Introduction to the Buddhist View of Life
7.30pm Thursday on 12, 19 and 26 March 2015
with senior student Len Warren


The Buddha understood the fundamental problem of the human condition – negative emotions, discontent and the lack of satisfaction experienced by many. Not to mention sickness and the loss of a loved one. Before he became enlightened, the Buddha was just like us. But he found a way to free himself from suffering and then a great happiness dawned for him.

So the remedies he offers to us to cure our condition are practical, effective and could change your life for the better. The teachings he gave over forty years of wandering across northern India are vast and profound. In this short introductory course we can but skim the surface of a few of his key messages.

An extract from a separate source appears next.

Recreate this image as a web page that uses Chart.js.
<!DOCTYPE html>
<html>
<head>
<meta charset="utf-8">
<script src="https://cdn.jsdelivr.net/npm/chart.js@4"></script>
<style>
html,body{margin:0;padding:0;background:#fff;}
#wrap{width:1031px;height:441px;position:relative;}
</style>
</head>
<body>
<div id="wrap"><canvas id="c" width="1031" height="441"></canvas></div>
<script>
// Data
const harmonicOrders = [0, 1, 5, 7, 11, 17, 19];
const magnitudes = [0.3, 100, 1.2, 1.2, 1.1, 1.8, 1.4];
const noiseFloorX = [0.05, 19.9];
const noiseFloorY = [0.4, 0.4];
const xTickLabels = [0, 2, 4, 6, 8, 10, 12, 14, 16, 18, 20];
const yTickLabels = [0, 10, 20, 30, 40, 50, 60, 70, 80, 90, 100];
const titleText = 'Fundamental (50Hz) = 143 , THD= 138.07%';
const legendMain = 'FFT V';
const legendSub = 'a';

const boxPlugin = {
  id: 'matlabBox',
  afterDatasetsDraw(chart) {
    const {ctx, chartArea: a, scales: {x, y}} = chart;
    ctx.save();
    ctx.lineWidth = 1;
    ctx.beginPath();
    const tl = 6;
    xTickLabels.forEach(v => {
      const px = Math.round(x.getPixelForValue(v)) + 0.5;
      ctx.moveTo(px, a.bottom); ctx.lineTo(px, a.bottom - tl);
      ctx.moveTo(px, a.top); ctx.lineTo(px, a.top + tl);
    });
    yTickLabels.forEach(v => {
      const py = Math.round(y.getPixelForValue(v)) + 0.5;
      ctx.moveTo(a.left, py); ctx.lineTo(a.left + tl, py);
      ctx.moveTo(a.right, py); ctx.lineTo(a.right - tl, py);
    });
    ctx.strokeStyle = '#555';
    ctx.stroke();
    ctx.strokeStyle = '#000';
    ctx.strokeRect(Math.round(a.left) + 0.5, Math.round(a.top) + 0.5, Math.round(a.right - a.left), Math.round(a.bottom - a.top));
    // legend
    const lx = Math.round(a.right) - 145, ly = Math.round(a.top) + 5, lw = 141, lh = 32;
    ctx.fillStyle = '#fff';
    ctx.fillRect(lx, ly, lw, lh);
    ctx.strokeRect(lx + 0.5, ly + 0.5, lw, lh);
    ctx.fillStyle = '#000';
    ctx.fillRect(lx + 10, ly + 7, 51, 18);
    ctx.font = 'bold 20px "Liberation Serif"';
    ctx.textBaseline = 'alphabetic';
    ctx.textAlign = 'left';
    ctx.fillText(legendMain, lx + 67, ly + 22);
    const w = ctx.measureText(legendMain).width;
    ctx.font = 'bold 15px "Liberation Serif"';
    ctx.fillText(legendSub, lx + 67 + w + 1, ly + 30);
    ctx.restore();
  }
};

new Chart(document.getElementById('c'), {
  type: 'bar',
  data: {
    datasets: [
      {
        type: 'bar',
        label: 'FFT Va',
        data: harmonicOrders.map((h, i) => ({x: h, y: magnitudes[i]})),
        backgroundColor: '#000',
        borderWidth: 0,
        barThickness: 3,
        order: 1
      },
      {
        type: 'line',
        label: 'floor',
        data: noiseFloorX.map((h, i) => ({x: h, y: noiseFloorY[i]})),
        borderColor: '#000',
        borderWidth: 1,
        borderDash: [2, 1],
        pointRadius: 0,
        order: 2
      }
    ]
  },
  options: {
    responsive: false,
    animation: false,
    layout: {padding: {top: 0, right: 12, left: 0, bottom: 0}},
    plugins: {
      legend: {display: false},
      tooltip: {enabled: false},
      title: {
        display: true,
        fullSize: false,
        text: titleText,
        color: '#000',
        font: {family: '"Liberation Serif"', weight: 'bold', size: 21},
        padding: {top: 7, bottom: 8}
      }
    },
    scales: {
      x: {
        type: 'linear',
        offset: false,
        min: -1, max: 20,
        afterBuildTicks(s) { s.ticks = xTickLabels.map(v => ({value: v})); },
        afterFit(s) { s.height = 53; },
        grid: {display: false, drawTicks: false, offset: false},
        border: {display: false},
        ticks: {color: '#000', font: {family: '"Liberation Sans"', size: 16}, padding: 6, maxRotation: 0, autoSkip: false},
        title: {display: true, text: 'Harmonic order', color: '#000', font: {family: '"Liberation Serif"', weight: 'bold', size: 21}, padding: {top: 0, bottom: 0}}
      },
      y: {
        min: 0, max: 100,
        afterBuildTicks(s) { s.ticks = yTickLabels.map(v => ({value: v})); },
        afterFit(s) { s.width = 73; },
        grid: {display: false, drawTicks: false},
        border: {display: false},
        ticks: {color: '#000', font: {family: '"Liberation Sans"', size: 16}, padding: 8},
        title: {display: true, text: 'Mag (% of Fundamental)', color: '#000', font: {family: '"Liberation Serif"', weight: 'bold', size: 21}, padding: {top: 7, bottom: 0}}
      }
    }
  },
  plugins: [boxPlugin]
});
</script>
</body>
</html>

But one needs to start somewhere and to make the resolve to start now is good, because we don’t know what lies ahead for us: as the Buddha said, “Death is certain; but it’s time is most uncertain.” In addition we live in a most fortunate society and at a time when realized beings like his Holiness the Dalai Lama are alive are giving teachings and setting an example of what sort of person the Buddhist path can lead you to become. Transformation is possible. An inner peace and happiness can be achieved.

HBC Shakyamuni Buddha
Do not commit any unwholesome action.
Enjoy accumulating perfect virtue.
And subdue your mind completely.
This is the teaching of the Buddha.

The course will be based on this famous verse from the Buddha. If you feel some connection with the words it would be very beneficial to memorize the verse.

In the first class (12 March), we will look briefly at the mind, it’s importance in Buddhist training, what it is, and how to subdue it (Line 3). In the second class (19 March), we will touch on what causes happiness, and what leads to unhappiness, and the generation of a ‘good heart’ (Line 1). In the third class (26 March) we will spread our wings and turn our attention to all the other beings in this life who are suffering and how to help them (Line 2).